“Quaternity” è un discone! E potrei chiudere la recensione qui, se solo potessi farlo… Ma non posso, quindi cercherò di spiegarvi perché il nuovo album dei
Sabbath Assembly mi ha colpito così tanto. Innanzitutto chiariamo una cosa: non stiamo parlando assolutamente di un album metal. Cosa c’entra allora sulle pagine di Metal Hammer un disco non metal? Beh, è presto detto… I Sabbath Assemby riprendono la grande tradizione occult, con un album che è pregno di riferimenti ai vari Antonius Rex/Jacula, Dr. Z, Comus, Coven, e via dicendo. Punto di riferimento, quindi, la scena dark dei seventies, e basta ascoltare l’eterea voce di Jamie Myers e le trame strumentali ordite da Dave Nuss e soci, con l’ausilio di chitarre acustiche, organi e altri strumenti anti convenzionali (la chitarra elettrica appare solo in un paio di brani), per capire di cosa sto parlando.
Che ci sia un forte studio dietro quanto proposto dal duo americano si intuisce facilmente. In pratica gli album del gruppo non sono altro che inni della “Process Church of the Final Judgment” messi in musica, quindi per capire a fondo la proposta del gruppo bisognerebbe approfondire un po’ di cose relative alla dottrina di questa chiesa. In particolare, in questo caso, stiamo parlando di un concept album incentrato sulla tetralogia divina, e cioè sul rapporto che lega Dio (il potere), Satana (l’amore), Lucifero (la luce) e Gesù Cristo (l’unità). A seconda di chi si sta parlando, quindi, la musica cambia, si indurisce o si ammorbidisce, legandosi a strettissimo legame con i testi. Sicuramente non è un ascolto facile, ma vi assicuro che è decisamente affascinante e il duo Myers/Nuss è abbastanza addentro da riuscire a coinvolgervi e catturare la vostra attenzione.
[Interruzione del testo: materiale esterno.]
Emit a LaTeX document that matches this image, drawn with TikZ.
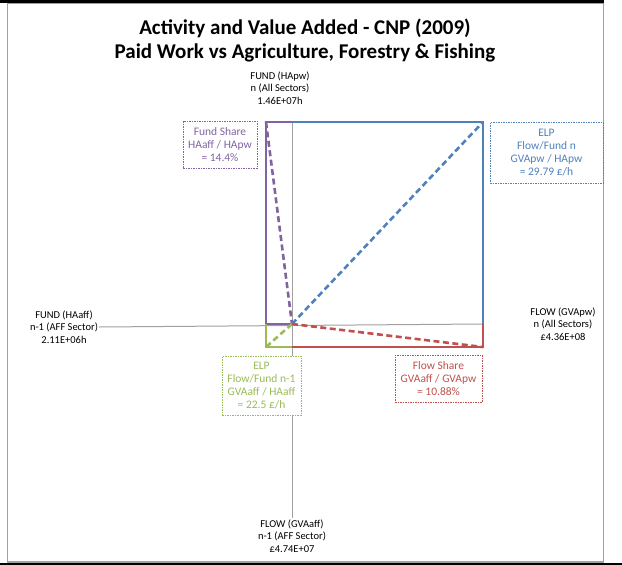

“Let us who mystically represent...” oltre ad essere l’intro dell’album è una sorta di invocazione molto liturgica e spirituale, mentre la successiva “The burning cross of Christ” inizia ad esplorare territori più vasti e soprattutto ad analizzare il primo dei quattro soggetti nominati prima, e lo fa mescolando elementi dark, folk, psichedelici, in una sorta di viaggio mistico che sicuramente non può lasciare indifferenti. Ottime le trame vocali di Jamie, così come l’accompagnamento musicale, etereo e delicato. Si continua sulla falsa riga di questo brano con il successivo “Jehovah on death”, ancora una volta sostenuto da delicati arpeggi di chitarra acustica, interventi di viola e soprattutto trame vocali molto intriganti. Con l’arrivo di “I, Satan”, i toni si incupiscono e si induriscono, con tanto di chitarrone elettrico che rende il brano decisamente tetro ed opprimente. “Lucifer” continua ad esplorare il lato oscuro con un organo cupo a fare da base ad una voce maschile molto profonda ed evocativa, forse il brano più ermetico di tutto il lavoro. A questo punto, esaurito l’approfondimento dei quattro elementi, i nostri si lanciano in una lunga suite di ben diciotto minuti per analizzare i quattro cavalieri dell’apocalisse, e lo fanno con il brano più complesso ed affascinante dell’intero album, dove confluiscono tutti gli elementi utilizzati dai Sabbath Assembly nei precedenti brani.
Insomma, “Quaternity” non è certo un album per tutti, o un disco da ascoltare sotto la doccia, e ve lo consiglio solo se avete voglia e tempo per approfondire i vari aspetti, per immergervi per una quarantina di minuti in un’altra dimensione.